▶ Available records:
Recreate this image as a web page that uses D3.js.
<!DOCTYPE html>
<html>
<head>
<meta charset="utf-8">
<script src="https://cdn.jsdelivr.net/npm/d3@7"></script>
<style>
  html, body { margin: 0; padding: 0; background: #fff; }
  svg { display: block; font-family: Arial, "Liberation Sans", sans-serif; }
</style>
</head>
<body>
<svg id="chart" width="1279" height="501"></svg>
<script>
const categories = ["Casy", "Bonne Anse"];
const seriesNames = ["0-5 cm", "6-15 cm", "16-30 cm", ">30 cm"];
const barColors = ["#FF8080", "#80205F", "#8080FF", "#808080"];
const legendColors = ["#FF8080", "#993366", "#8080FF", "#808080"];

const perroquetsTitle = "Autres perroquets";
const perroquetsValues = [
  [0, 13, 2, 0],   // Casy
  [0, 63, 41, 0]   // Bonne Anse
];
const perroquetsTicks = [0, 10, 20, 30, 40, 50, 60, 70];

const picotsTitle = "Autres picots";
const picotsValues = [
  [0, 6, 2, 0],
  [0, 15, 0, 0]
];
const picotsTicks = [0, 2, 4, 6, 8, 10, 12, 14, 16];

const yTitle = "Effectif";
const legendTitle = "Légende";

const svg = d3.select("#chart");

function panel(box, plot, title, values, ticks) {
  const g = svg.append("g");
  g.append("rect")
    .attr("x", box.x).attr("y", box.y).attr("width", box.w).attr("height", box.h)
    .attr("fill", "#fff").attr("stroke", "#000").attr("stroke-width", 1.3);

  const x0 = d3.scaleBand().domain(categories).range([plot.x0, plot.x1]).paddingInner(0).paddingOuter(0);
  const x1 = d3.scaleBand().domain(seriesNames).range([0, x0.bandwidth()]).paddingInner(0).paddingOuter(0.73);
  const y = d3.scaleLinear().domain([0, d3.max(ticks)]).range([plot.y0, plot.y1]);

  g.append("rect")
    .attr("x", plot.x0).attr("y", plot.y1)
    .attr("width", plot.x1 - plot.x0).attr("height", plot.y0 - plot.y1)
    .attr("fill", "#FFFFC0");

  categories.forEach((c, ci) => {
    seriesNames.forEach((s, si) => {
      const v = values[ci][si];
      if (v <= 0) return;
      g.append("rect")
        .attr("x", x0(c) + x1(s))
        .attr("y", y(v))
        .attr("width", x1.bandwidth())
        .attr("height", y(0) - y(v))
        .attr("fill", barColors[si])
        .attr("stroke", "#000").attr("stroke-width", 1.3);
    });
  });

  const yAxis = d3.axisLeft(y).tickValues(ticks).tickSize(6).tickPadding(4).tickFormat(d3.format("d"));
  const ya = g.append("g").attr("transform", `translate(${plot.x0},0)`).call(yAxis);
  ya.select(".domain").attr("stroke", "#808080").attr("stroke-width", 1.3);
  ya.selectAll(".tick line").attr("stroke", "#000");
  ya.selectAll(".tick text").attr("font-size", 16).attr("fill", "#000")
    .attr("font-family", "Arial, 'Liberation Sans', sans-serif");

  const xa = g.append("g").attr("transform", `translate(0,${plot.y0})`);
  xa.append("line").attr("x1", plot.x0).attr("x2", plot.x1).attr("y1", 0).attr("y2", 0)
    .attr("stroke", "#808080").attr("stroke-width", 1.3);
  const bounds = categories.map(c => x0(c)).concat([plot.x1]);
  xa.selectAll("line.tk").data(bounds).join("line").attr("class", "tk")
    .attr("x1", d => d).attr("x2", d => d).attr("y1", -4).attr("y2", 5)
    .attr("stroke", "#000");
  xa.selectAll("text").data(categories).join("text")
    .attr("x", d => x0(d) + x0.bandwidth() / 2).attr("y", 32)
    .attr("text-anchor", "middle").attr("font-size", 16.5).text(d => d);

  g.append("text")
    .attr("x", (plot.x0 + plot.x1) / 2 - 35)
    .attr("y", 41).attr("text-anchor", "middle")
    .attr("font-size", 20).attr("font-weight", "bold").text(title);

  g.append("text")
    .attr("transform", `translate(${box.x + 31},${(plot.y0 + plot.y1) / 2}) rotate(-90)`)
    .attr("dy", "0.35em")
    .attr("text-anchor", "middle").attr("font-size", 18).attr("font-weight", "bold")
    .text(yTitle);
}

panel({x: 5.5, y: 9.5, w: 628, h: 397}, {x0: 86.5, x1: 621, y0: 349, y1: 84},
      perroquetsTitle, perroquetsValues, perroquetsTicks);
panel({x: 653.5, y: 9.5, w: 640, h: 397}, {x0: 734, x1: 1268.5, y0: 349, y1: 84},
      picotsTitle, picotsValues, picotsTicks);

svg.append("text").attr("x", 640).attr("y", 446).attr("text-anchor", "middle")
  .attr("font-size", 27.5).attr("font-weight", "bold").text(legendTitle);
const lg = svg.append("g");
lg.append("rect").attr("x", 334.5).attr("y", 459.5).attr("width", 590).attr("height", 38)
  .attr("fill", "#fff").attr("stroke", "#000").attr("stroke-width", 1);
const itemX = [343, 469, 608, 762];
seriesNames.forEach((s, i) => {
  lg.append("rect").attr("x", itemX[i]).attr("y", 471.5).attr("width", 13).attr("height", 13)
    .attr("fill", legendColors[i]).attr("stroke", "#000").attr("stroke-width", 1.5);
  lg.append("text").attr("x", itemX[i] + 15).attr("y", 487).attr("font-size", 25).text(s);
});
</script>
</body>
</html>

==

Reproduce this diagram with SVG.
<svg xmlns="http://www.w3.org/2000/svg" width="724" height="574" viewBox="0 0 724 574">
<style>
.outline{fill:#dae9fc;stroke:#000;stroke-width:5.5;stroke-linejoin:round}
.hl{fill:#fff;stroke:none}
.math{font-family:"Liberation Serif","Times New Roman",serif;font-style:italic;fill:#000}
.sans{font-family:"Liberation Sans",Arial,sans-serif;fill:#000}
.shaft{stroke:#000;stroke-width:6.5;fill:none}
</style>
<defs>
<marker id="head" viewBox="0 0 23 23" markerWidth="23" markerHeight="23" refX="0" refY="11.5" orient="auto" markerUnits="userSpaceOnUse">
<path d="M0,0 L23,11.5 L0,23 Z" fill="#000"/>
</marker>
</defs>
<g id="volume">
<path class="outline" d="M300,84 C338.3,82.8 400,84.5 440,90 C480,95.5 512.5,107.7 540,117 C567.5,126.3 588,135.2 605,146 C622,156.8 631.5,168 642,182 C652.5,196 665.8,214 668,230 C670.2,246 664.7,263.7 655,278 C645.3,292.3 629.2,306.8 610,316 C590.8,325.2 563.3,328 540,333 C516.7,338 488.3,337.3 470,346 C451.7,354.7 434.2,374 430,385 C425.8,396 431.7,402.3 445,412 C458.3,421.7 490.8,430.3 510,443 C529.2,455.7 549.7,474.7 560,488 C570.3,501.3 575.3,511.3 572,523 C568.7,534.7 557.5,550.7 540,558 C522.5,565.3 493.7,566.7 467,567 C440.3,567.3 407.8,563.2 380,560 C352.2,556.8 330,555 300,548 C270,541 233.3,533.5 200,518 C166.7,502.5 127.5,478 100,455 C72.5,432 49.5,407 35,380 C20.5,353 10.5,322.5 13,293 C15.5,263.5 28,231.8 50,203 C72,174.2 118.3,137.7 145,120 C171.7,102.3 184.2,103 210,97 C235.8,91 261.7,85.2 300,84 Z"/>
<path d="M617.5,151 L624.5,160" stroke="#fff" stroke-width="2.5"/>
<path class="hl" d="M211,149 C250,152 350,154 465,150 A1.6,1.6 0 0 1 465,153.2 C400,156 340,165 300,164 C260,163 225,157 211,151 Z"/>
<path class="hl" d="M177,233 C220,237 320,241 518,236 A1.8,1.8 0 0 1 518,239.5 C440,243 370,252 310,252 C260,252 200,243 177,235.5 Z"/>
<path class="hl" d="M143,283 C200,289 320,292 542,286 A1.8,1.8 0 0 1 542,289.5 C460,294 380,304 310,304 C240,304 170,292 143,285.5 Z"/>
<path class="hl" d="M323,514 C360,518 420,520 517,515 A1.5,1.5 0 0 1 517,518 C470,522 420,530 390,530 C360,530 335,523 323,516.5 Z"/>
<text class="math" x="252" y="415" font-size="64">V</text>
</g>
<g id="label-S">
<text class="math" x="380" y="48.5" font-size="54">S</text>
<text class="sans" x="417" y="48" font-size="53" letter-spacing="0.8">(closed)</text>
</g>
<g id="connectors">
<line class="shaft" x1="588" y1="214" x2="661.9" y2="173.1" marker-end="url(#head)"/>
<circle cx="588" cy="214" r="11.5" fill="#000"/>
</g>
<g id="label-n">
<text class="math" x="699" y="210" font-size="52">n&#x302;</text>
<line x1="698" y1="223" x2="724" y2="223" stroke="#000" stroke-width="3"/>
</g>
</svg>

▶ Given exercise: Track down every line of the material containing the string "this", and copy it.

▶ Worked answer:
Recreate this image as a web page that uses D3.js.
Reproduce this diagram with SVG.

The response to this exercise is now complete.